Hay ocasiones en las que el hilo que trenza el sistema se ve con claridad aún sin necesidad de sofisticadas herramientas conceptuales. Momentos en donde poetas y novelistas –añadamos, cineastas- aciertan tanto como los científicos sociales. Basta querer ver. Algo a lo que la ciencia social oficial se ha negado durante, al menos, los últimos treinta años. ¿Por qué hay responsabilidad en profesiones como las médicas y no en la economía o la politología? Recientemente unos economistas pedían aumentar la inflación en España para sanear el déficit. Todo eran ventajas. Ni un comentario sobre los millones de personas que irían a la ruina. Matan más gente los científicos sociales que los domingos.
Inglaterra pone 16.000 policías para detener a unos jóvenes con más rabia que ideas. Bastaría dedicar, digamos un diez por ciento de esos policías, a buscar delincuentes de cuello blanco para que esos jóvenes tuvieran espacios, medios y ocasión para que las ideas suplieran el nihilismo de “quiero acabar con todo”. Esos 1600 policías harían un sencillo diagrama en donde estaría claro que los que despiden a trabajadores tienen acciones en empresas de comunicación que participan en consorcios que venden armas a grupos cubiertos crediticiamente por bancos que financian a los partidos que rescatan a las instituciones financieras con dinero de un Estado que es puesto de rodillas por mercados financieros que también permiten, junto a políticos bancarizados, que se especule con el precio de los alimentos que condenan al hambre y la guerra a países como Somalia y que ahonda cada vez más la brecha entre los que tienen y los que quieren tener pero saben que trabajando nunca van a llegar a tenerlo. Casi una línea recta.
La reclamación de la época es la igualdad, aunque, como siempre, el verdadero fin es la libertad (la que busca ese ser consciente que lo único que sabe con certeza es que se va a morir). La libertad, roto el peso de la tradición –esa que quieren recuperar, tras acabar con el Concilio Vaticano II, los autoritarios rectores de la iglesia católica – se da por lograda.

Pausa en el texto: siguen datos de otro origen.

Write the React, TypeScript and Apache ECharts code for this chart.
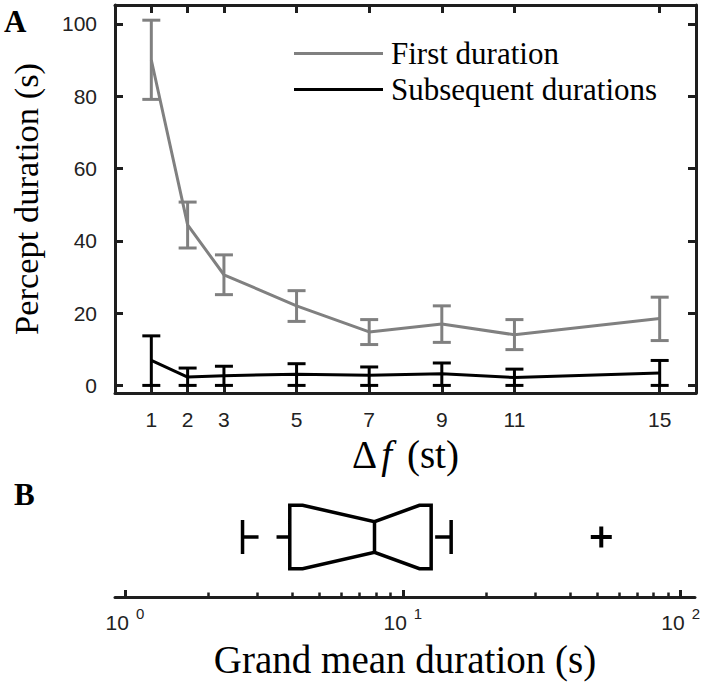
import React, { useEffect, useRef } from 'react';
import * as echarts from 'echarts';

// ---------- Panel A data ----------
const deltaF = [1, 2, 3, 5, 7, 9, 11, 15];
const firstMean = [90, 44.4, 30.6, 22, 14.8, 17, 14, 18.5];
const firstLow = [79.1, 38, 25.1, 17.7, 11.3, 11.9, 9.9, 12.4];
const firstHigh = [101, 50.7, 36.1, 26.2, 18.2, 22, 18.2, 24.4];
const subsMean = [6.9, 2.3, 2.7, 3.1, 2.8, 3.2, 2.2, 3.4];
const subsLow = [0, 0, 0, 0, 0, 0, 0, 0];
const subsHigh = [13.7, 4.8, 5.3, 6, 5.1, 6.2, 4.5, 6.9];
const yTicksA = [0, 20, 40, 60, 80, 100];

// ---------- Panel B data ----------
// [lower whisker, Q1, median, Q3, upper whisker]
const grandBox = [2.65, 3.92, 7.91, 12.65, 14.93];
// [notch low, notch high]
const grandNotch = [4.36, 11.48];
const grandOutliers = [51.8];
const logMajorTicks = [1, 10, 100];
const logMinorTicks = [2, 3, 4, 5, 6, 7, 8, 9, 20, 30, 40, 50, 60, 70, 80, 90];

const AX = '#1e1e1e';
const TICK = AX;
const GRAY = '#808080';
const SERIF = '"Liberation Serif", "Times New Roman", serif';
const SANS = '"Liberation Sans", Arial, sans-serif';

function errorBarRender(color: string) {
  return (params: any, api: any) => {
    const x = api.value(0);
    const lo = api.coord([x, api.value(1)]);
    const hi = api.coord([x, api.value(2)]);
    const hw = 9;
    const st = { stroke: color, lineWidth: 3, fill: 'none' };
    return {
      type: 'group',
      children: [
        { type: 'line', shape: { x1: lo[0], y1: lo[1], x2: hi[0], y2: hi[1] }, style: st },
        { type: 'line', shape: { x1: lo[0] - hw, y1: lo[1], x2: lo[0] + hw, y2: lo[1] }, style: st },
        { type: 'line', shape: { x1: hi[0] - hw, y1: hi[1], x2: hi[0] + hw, y2: hi[1] }, style: st },
      ],
    };
  };
}

export default function App() {
  const ref = useRef<HTMLDivElement>(null);

  useEffect(() => {
    if (!ref.current) return;
    const chart = echarts.init(ref.current, undefined, { renderer: 'svg' });

    const axisLineStyle = { color: AX, width: 3 };
    const tickStyle = { color: TICK, width: 3 };

    const option: any = {
      animation: false,
      backgroundColor: '#fff',
      grid: [
        { left: 115, top: 5, right: 7, bottom: 291 },
        { left: 115, top: 477, right: 8, bottom: 87 },
      ],
      legend: {
        show: true,
        orient: 'vertical',
        left: 294,
        top: 38,
        padding: 0,
        itemWidth: 89,
        itemHeight: 3,
        itemGap: 5,
        icon: 'rect',
        selectedMode: false,
        data: ['First duration', 'Subsequent durations'],
        textStyle: {
          fontFamily: SERIF,
          fontSize: 31,
          lineHeight: 31,
          color: '#000',
          padding: [0, 0, 0, 3],
        },
      },
      graphic: [
        {
          type: 'text',
          left: 4,
          top: 6,
          style: { text: 'A', font: `bold 31px ${SERIF}`, fill: '#000' },
        },
        {
          type: 'text',
          left: 14,
          top: 479,
          style: { text: 'B', font: `bold 31px ${SERIF}`, fill: '#000' },
        },
      ],
      xAxis: [
        {
          gridIndex: 0,
          type: 'value',
          position: 'bottom',
          min: 0,
          max: 16,
          axisLine: { show: true, onZero: false, lineStyle: axisLineStyle },
          axisTick: { show: true, inside: true, length: 8, customValues: deltaF, lineStyle: tickStyle },
          axisLabel: {
            customValues: deltaF,
            margin: 16,
            fontFamily: SANS,
            fontSize: 21,
            color: '#222',
          },
          splitLine: { show: false },
          name: '{g|Δ}{i|f}{n|(st)}',
          nameLocation: 'middle',
          nameGap: 34,
          nameTextStyle: {
            color: '#000',
            rich: {
              g: { fontFamily: SERIF, fontSize: 39, color: '#000' },
              i: {
                fontFamily: SERIF,
                fontSize: 39,
                fontStyle: 'italic',
                color: '#000',
                padding: [0, 15, 0, 4],
              },
              n: { fontFamily: SERIF, fontSize: 39, color: '#000' },
            },
          },
        },
        {
          gridIndex: 0,
          type: 'value',
          position: 'top',
          min: 0,
          max: 16,
          axisLine: { show: true, onZero: false, lineStyle: axisLineStyle },
          axisTick: { show: true, inside: true, length: 8, customValues: deltaF, lineStyle: tickStyle },
          axisLabel: { show: false, customValues: deltaF },
          splitLine: { show: false },
        },
        {
          gridIndex: 1,
          type: 'log',
          position: 'bottom',
          min: 0.921,
          max: 112.6,
          axisLine: { show: true, onZero: false, lineStyle: axisLineStyle },
          axisTick: { show: true, inside: true, length: 7, customValues: logMajorTicks, lineStyle: tickStyle },
          axisLabel: {
            customValues: logMajorTicks,
            margin: 9,
            formatter: (v: number) => `{b|10}{s|${Math.round(Math.log10(v))}}`,
            rich: {
              b: { fontFamily: SANS, fontSize: 21, lineHeight: 32, color: '#222' },
              s: {
                fontFamily: SANS,
                fontSize: 15,
                lineHeight: 14,
                verticalAlign: 'top',
                color: '#222',
                padding: [0, 0, 0, 7],
              },
            },
          },
          splitLine: { show: false },
          name: 'Grand mean duration (s)',
          nameLocation: 'middle',
          nameGap: 43,
          nameTextStyle: { fontFamily: SERIF, fontSize: 39, color: '#000' },
        },
        {
          gridIndex: 1,
          type: 'log',
          position: 'bottom',
          offset: 0,
          min: 0.921,
          max: 112.6,
          axisLine: { show: false, onZero: false },
          axisTick: { show: true, inside: true, length: 4.5, customValues: logMinorTicks, lineStyle: { color: TICK, width: 2.5 } },
          axisLabel: { show: false, customValues: logMinorTicks },
          splitLine: { show: false },
        },
      ],
      yAxis: [
        {
          gridIndex: 0,
          type: 'value',
          position: 'left',
          min: -2.1,
          max: 105.2,
          axisLine: { show: true, onZero: false, lineStyle: axisLineStyle },
          axisTick: { show: true, inside: true, length: 8, customValues: yTicksA, lineStyle: tickStyle },
          axisLabel: {
            customValues: yTicksA,
            margin: 18,
            fontFamily: SANS,
            fontSize: 21,
            color: '#222',
          },
          splitLine: { show: false },
          name: 'Percept duration (s)',
          nameLocation: 'middle',
          nameGap: 72,
          nameTextStyle: { fontFamily: SERIF, fontSize: 34.5, color: '#000' },
        },
        {
          gridIndex: 0,
          type: 'value',
          position: 'right',
          min: -2.1,
          max: 105.2,
          axisLine: { show: true, onZero: false, lineStyle: axisLineStyle },
          axisTick: { show: true, inside: true, length: 8, customValues: yTicksA, lineStyle: tickStyle },
          axisLabel: { show: false, customValues: yTicksA },
          splitLine: { show: false },
        },
        {
          gridIndex: 1,
          type: 'value',
          min: 0,
          max: 2,
          show: false,
        },
      ],
      series: [
        {
          name: 'First duration',
          type: 'line',
          xAxisIndex: 0,
          yAxisIndex: 0,
          data: deltaF.map((x, i) => [x, firstMean[i]]),
          symbol: 'none',
          color: GRAY,
          lineStyle: { color: GRAY, width: 3 },
        },
        {
          name: 'firstErr',
          type: 'custom',
          xAxisIndex: 0,
          yAxisIndex: 0,
          data: deltaF.map((x, i) => [x, firstLow[i], firstHigh[i]]),
          encode: { x: 0, y: [1, 2] },
          renderItem: errorBarRender(GRAY),
        },
        {
          name: 'Subsequent durations',
          type: 'line',
          xAxisIndex: 0,
          yAxisIndex: 0,
          data: deltaF.map((x, i) => [x, subsMean[i]]),
          symbol: 'none',
          color: '#000',
          lineStyle: { color: '#000', width: 3 },
        },
        {
          name: 'subsErr',
          type: 'custom',
          xAxisIndex: 0,
          yAxisIndex: 0,
          data: deltaF.map((x, i) => [x, subsLow[i], subsHigh[i]]),
          encode: { x: 0, y: [1, 2] },
          renderItem: errorBarRender('#000'),
        },
        {
          name: 'grandBox',
          type: 'custom',
          xAxisIndex: 2,
          yAxisIndex: 2,
          data: [[1, grandBox[0], grandBox[1], grandNotch[0], grandBox[2], grandNotch[1], grandBox[3], grandBox[4]]],
          encode: { y: 0, x: [1, 2, 3, 4, 5, 6, 7] },
          renderItem: (params: any, api: any) => {
            const yv = api.value(0);
            const px = (i: number) => api.coord([api.value(i), yv])[0];
            const yc = api.coord([api.value(1), yv])[1];
            const wLo = px(1), q1 = px(2), nLo = px(3), med = px(4), nHi = px(5), q3 = px(6), wHi = px(7);
            const H = 31.7, N = 15.4, C = 17;
            const st = { stroke: '#000', lineWidth: 3.5, fill: 'none', lineJoin: 'miter' };
            const dash = { ...st, lineDash: [16, 18], lineCap: 'butt' };
            return {
              type: 'group',
              children: [
                {
                  type: 'polygon',
                  shape: {
                    points: [
                      [q1, yc - H], [nLo, yc - H], [med, yc - N], [nHi, yc - H], [q3, yc - H],
                      [q3, yc + H], [nHi, yc + H], [med, yc + N], [nLo, yc + H], [q1, yc + H],
                    ],
                  },
                  style: st,
                },
                { type: 'line', shape: { x1: med, y1: yc - N, x2: med, y2: yc + N }, style: st },
                { type: 'line', shape: { x1: wLo, y1: yc, x2: q1, y2: yc }, style: dash },
                { type: 'line', shape: { x1: wHi, y1: yc, x2: q3, y2: yc }, style: dash },
                { type: 'line', shape: { x1: wLo, y1: yc - C, x2: wLo, y2: yc + C }, style: st },
                { type: 'line', shape: { x1: wHi, y1: yc - C, x2: wHi, y2: yc + C }, style: st },
              ],
            };
          },
        },
        {
          name: 'grandOutliers',
          type: 'custom',
          xAxisIndex: 2,
          yAxisIndex: 2,
          data: grandOutliers.map((v) => [1, v]),
          encode: { y: 0, x: 1 },
          renderItem: (params: any, api: any) => {
            const p = api.coord([api.value(1), api.value(0)]);
            const s = 10.5;
            const st = { stroke: '#000', lineWidth: 4, fill: 'none' };
            return {
              type: 'group',
              children: [
                { type: 'line', shape: { x1: p[0] - s, y1: p[1], x2: p[0] + s, y2: p[1] }, style: st },
                { type: 'line', shape: { x1: p[0], y1: p[1] - s, x2: p[0], y2: p[1] + s }, style: st },
              ],
            };
          },
        },
      ],
    };

    chart.setOption(option);
    return () => {
      chart.dispose();
    };
  }, []);

  return (
    <div
      ref={ref}
      style={{ position: 'fixed', left: 0, top: 0, width: 703, height: 684, background: '#fff' }}
    />
  );
}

El auge del mercado, los cientos de canales de televisión, Internet, los teléfonos móviles, los desarrollos en transportes y comunicaciones, poder escoger entre Coca-cola o Pepsi cola, viajar, el alargamiento de la adolescencia, el sensacionalismo de una información supuestamente infinita servida en tiempo real, la soberanía de los consumidores, son todos elementos que hacen pensar que nunca tanta gente fue tan libre en la historia de la humanidad. Pero esa libertad se ve coartada por la falta de acceso real a esa promesa de vivir como monarca absoluto. Se les había olvidado que sin súbditos no hay reyes. Es entonces cuando surge el enfado: ser feliz es tener acceso a todo lo que me da la felicidad, pero no llego. Y no voy a llegar tampoco mañana. Así que lo quiero todo y ahora. Como sea.
Durante el Caracazo, esa protesta popular en Venezuela en 1989, también se asaltaron comercios para llevarse electrodomésticos. No es que no hubiera gente que no pasara hambre –al igual que ahora en Londres-, pero lo sorprendente es que alguien se llevara ayer un televisor a color, hoy un televisor de plasma. Robas lo que crees que te mereces pero no tienes. Son robos propios de la sociedad consumista. A la gente bien le gusta más que los pobres roben comida. Les causa menos contradicciones. Pero la categoría de pobre se ha complejizado: un niño que no tiene el último modelo de teléfono móvil es despreciado por sus amigos en el colegio. Es un “pobre rico”. De poder hacerlo, robaría una blackberry. Le invita a ello todos los días la televisión. La que, con la publicidad, lubrica el sistema.